Thursday, March 29, 2007

Rural input into land use

Management of natural resources has disproportionately fallen into the hands of experts (the civil servants and people within larger businesses) that have no direct connection with the land or the natural resources. The people making the decisions live in urban BC and are divorced from the natural world. They do not need to consider the implications to the communities in which the decisions they make play out.

Contrast this to someone that operates a small one town mill operation. They have defacto a social license with the community. Put glibly - “I can not screw up because everyone can find me and lynch me”. There is a stronger interest/incentive to keep the jobs going because the personal and social investment the small owner has in the town.

No where in the way civil servants make decisions is there a point at which anyone realistically raises “Oh don’t make the decision because you are going to have a negative impact on the small town”. Where is the social licence of the government to be allowed to extract the tax value from the land if they are nto considering the communities?

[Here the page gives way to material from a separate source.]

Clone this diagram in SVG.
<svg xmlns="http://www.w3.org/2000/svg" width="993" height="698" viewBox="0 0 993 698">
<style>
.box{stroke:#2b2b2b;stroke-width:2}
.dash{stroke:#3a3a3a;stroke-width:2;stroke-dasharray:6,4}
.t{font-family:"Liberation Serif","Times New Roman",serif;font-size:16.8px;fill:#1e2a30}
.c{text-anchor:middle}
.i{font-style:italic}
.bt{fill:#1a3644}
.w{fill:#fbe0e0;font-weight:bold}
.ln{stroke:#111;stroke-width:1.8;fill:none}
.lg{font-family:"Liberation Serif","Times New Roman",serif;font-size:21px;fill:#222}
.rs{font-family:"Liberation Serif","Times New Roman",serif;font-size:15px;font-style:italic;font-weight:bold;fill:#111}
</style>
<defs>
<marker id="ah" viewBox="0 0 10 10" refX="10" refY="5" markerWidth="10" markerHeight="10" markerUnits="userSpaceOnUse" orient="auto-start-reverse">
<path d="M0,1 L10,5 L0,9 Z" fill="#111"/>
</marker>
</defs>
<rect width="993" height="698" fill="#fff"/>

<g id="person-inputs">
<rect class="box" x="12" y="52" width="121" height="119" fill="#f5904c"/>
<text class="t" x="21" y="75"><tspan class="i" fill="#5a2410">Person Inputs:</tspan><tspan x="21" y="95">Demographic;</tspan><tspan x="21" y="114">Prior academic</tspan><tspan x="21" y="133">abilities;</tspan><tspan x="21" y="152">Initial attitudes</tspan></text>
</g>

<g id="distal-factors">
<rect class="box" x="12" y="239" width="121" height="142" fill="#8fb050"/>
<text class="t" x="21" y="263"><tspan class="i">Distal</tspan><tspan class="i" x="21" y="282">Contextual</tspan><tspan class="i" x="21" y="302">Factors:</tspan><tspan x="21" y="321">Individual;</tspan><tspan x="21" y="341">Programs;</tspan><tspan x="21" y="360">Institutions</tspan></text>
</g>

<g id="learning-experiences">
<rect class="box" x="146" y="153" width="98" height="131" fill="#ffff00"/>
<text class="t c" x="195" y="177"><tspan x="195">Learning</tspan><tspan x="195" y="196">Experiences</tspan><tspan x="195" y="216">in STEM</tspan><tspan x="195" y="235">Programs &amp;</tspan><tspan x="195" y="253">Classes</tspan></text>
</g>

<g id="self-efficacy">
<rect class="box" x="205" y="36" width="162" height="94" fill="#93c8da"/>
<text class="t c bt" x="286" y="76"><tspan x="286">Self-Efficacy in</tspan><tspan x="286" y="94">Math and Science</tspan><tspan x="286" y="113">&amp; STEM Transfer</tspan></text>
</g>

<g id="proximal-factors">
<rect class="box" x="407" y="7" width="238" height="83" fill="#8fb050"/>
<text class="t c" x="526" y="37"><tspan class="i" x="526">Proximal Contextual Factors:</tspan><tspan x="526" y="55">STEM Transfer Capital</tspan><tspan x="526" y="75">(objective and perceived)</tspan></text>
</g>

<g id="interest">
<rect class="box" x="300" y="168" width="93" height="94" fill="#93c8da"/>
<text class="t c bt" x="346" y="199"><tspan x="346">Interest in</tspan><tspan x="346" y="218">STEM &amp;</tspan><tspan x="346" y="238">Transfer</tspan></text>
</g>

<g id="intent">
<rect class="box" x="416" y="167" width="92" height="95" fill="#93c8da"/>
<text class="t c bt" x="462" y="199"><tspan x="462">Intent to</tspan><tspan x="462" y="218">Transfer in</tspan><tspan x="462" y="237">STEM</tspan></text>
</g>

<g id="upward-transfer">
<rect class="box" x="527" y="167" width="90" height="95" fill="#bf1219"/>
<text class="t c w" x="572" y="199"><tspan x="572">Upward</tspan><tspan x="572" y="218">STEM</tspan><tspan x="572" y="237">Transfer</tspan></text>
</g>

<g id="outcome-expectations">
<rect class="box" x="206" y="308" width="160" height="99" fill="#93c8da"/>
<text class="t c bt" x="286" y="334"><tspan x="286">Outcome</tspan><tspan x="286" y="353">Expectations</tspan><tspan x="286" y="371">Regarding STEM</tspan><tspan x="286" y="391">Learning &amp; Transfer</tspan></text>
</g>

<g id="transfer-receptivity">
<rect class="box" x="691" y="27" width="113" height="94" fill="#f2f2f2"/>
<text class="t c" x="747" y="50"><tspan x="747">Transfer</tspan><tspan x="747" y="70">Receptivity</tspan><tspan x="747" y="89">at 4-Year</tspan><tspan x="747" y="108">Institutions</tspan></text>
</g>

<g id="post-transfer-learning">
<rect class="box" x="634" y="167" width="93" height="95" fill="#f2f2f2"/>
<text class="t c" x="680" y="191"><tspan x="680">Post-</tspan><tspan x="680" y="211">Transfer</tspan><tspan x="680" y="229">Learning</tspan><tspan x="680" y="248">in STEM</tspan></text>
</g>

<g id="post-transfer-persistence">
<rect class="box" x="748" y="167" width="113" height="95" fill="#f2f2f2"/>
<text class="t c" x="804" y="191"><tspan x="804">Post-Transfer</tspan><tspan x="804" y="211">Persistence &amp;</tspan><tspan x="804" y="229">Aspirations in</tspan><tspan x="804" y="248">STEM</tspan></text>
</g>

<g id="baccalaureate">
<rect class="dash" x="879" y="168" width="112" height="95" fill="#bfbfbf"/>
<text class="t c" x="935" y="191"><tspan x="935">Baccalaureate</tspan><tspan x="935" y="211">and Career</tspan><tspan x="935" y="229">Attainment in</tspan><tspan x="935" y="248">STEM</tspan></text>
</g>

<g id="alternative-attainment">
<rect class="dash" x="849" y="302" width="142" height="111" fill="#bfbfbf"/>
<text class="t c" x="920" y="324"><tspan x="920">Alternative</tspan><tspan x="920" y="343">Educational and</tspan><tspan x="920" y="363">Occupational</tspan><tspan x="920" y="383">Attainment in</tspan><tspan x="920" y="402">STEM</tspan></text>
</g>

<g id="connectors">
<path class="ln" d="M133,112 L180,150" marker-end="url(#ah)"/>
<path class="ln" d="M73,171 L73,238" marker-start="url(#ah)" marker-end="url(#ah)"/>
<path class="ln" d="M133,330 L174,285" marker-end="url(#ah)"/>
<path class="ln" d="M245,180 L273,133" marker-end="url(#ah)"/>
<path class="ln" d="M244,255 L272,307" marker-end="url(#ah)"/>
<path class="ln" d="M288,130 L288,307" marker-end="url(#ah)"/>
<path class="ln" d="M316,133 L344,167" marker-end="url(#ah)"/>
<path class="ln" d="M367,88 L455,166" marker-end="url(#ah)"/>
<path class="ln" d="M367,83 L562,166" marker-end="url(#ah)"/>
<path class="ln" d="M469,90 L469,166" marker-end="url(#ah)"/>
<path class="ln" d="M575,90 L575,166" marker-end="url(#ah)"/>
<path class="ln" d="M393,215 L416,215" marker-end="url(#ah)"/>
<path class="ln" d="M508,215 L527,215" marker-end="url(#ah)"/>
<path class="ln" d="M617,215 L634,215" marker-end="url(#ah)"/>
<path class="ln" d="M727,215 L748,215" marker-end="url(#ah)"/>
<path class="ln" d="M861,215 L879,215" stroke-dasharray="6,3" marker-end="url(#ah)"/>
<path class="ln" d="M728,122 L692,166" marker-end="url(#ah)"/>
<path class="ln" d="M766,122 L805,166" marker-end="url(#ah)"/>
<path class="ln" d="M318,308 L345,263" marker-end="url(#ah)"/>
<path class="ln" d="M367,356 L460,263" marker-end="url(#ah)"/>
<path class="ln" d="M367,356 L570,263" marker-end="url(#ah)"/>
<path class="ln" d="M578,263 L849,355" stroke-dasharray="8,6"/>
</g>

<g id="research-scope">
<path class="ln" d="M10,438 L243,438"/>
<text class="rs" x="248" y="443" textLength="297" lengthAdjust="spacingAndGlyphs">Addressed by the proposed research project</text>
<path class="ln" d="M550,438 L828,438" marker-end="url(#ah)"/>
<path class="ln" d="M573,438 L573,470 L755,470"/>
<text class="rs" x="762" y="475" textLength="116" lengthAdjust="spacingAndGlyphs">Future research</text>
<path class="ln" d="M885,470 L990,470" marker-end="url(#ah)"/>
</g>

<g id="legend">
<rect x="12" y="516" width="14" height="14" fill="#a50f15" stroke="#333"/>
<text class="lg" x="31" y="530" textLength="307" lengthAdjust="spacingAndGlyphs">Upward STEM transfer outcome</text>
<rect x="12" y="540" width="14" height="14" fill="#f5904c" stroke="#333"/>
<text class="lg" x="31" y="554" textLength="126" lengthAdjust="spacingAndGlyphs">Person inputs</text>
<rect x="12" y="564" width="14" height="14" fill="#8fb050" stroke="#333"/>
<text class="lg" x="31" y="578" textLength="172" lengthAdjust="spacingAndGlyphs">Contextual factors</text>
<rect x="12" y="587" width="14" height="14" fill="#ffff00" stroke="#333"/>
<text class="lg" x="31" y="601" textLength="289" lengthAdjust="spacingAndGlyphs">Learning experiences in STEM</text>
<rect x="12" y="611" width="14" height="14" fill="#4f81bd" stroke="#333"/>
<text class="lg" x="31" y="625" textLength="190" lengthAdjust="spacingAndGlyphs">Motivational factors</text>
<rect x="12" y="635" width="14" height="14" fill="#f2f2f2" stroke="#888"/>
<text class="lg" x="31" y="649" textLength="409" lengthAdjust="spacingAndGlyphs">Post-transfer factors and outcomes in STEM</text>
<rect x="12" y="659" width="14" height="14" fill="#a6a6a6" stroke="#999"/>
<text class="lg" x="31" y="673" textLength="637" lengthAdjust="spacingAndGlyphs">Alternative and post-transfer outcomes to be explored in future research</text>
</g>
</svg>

The engagement of the community in a meaningful manner in how the decisions are made in relation to natural resources is crucial to good land management. You have to get the people that have the real decision making power – forest industry and mining industry executives in downtown Vancouver and the civil servants to engage with the communities, they have to be in the small rural towns, they have to engage with the First Nations. There has to be a serious effort to get out of the board rooms and onto the land. Given our technology today, there is no earthly reason to base any of the resource companies in Vancouver (if you think capital markets are the reason, then you have to remember the money people are in Calgary now as part of that flight of big money and investors during the NDP era)

There is no relevant reason for a company like Alcan not to be based out of Kitimat. In the case of Lillooet, there is no earthly reason why Ainsworth could not be based there instead of downtown Vancouver. There was a time when Ainsworth was much more closely connected to the interior. The company started in the 1950s with a couple of Ainsworth brother’s being gypo loggers in the Cariboo.

Most people see First Nations as having had significant input into land use decisions over the last years and yes it has improved, but it is not because industry or government wanted to do First Naitons any favours - it is because the First Nations have fought tooth and nail to get something - anything. This has meant going to the courts to get the decisions that give them the rights to make government pay attention.

Every small town across this province should be sending letters of thanks and letters to support to the First Nations leaders that have taken the risk and pushed the issue against all the government and corporate might. These decisions on consultation with First Nations will eventually apply to the rest of the rural residents of the province. The First Nations legal decisions set the stage for a new era in consultation for all rural residents.

Consultation is more than just letting people know what you are doing, it is process of getting your information out in manner that is understandable for those you are consulting with and then taking their comments and making use of them or justifying why you would not use them. It is an iterative process that promotes an interest based approach and not a positional one.

Unfortunately government has rarely had any interest in consultation because it operates from a positional basis and is not really willing to consider how to use input in a meaningful way. A classic line is "We have our statuary decision maker" or "We can not fetter the minister" and bullshit like that. Coming in from outside and saying "we have all the power" creates a feudal like relationship between all rural residents and the government. We have become feudal like serfs on our own land. The message is not a new one, it is one that the First Nations have been trying to tell people for 100 years. In the last few years rural communities are beginning to learn the harsh truth themselves.

The plight of First Nations is the same plight of rural communities – there is a common cause of disempowerment and disenfranchisement from any meaningful input into land use. We need to have the rural communities and First Nations go out and reclaim the land so as to ulitmately create a fundamentally respectful and two way process when it comes to land use.